How to Choose a Random Palette (Color Harmony)
Generating one color is easy. Generating five colors that look good together is hard.
If you generate 5 truly random colors, they will clash. (Imagine: Neon Green, Muddy Brown, Hot Pink, Dark Grey, and Navy Blue). Ugly.
To generate a Palette, advanced tools use Color Theory Constraints:
Analogous Random: Picks a random starting color (e.g., Red), then picks two other random colors nearby on the color wheel (Orange, Pink).
Complementary Random: Picks a random color (Blue), then finds its exact opposite (Orange).
Monochromatic Random: Picks one Hue (Green), then randomizes only the Brightness and Saturation to create distinct shades of Green.
Reliability and Trust Factors
How do you judge the output?
1. Format Accuracy
A good tool provides valid CSS-ready codes. If it gives you rgb(300, 0, 0), it is broken (RGB max is 255).
2. Contrast Checking
The best generators include a built-in contrast checker. If it generates a background color, it should tell you whether to use white or black text on top of it for readability.
3. Lock & Roll
A premium feature in generators is the ability to "Lock" one color you like and re-roll the rest. This allows for curated randomness—you act as the editor.
Common Mistakes When Using Random Colors
1. Ignoring Accessibility
Just because a color looks cool doesn't mean it's readable. A random bright yellow text on a white background is invisible. Always check contrast ratios.
2. Over-Reliance on Randomness
Random generators are for inspiration, not final decisions. If a generator gives you a palette, you should still tweak the values manually to fit your brand guidelines or personal taste.
3. Converting Formats Incorrectly
If you take a generated RGB value and manually type it into a CMYK printer, the color will look duller. Screens (RGB) can show brighter colors than printers (CMYK). Always treat generated colors as "screen-first" colors.
Frequently Asked Questions (FAQ)
How many random colors can be generated?
In the standard 24-bit RGB system, there are 16,777,216 possible colors. A generator can pick any one of them.

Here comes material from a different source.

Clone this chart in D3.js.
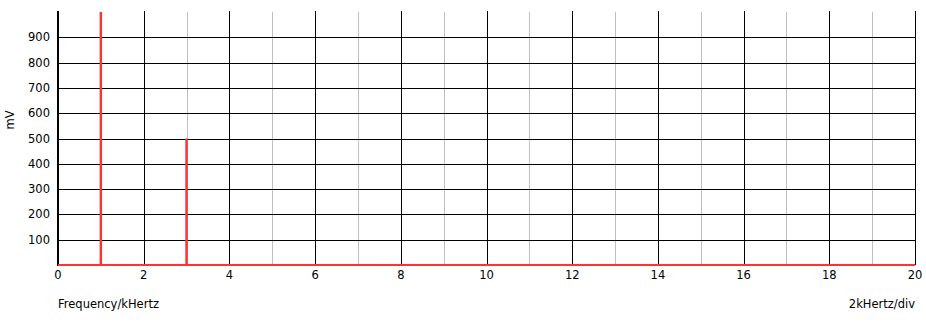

Can I generate a random color name?
Yes, but with limits. While there are 16 million colors, there are only about 140 standard HTML color names (like "Red", "HotPink", "MintCream"). Some tools map the random Hex code to the closest known human name (e.g., "Dusty Teal").
What is the "Golden Ratio" of color generation?
This is a math trick used to generate distinct colors. Instead of picking random numbers, you pick a Hue, then add the "Golden Ratio" (0.61803...) to the value for the next color. This ensures the colors are mathematically spaced out and never repeat or look too similar.
Can I generate random colors for LED lights?
Yes. LED strips use RGB data. You can use a random color generator to get RGB values (like 255, 0, 255) and input them into your LED controller software (like Arduino or standard RGB remotes).
Why do some random colors look "muddy"?
This happens in pure RGB generation when the Red, Green, and Blue values are all medium numbers (e.g., 120, 110, 100). This creates grey/brown sludge. Use an HSL-based generator to prevent this.
Is white a random color?
Technically, yes. 255, 255, 255 is one of the 16 million possibilities. However, it is statistically rare to hit pure white exactly in a truly random generator (1 in 16 million chance).
Can I get a random color from an image?
That is a different tool called a "Color Picker." A random generator creates new data from math; a picker extracts existing data from a photo.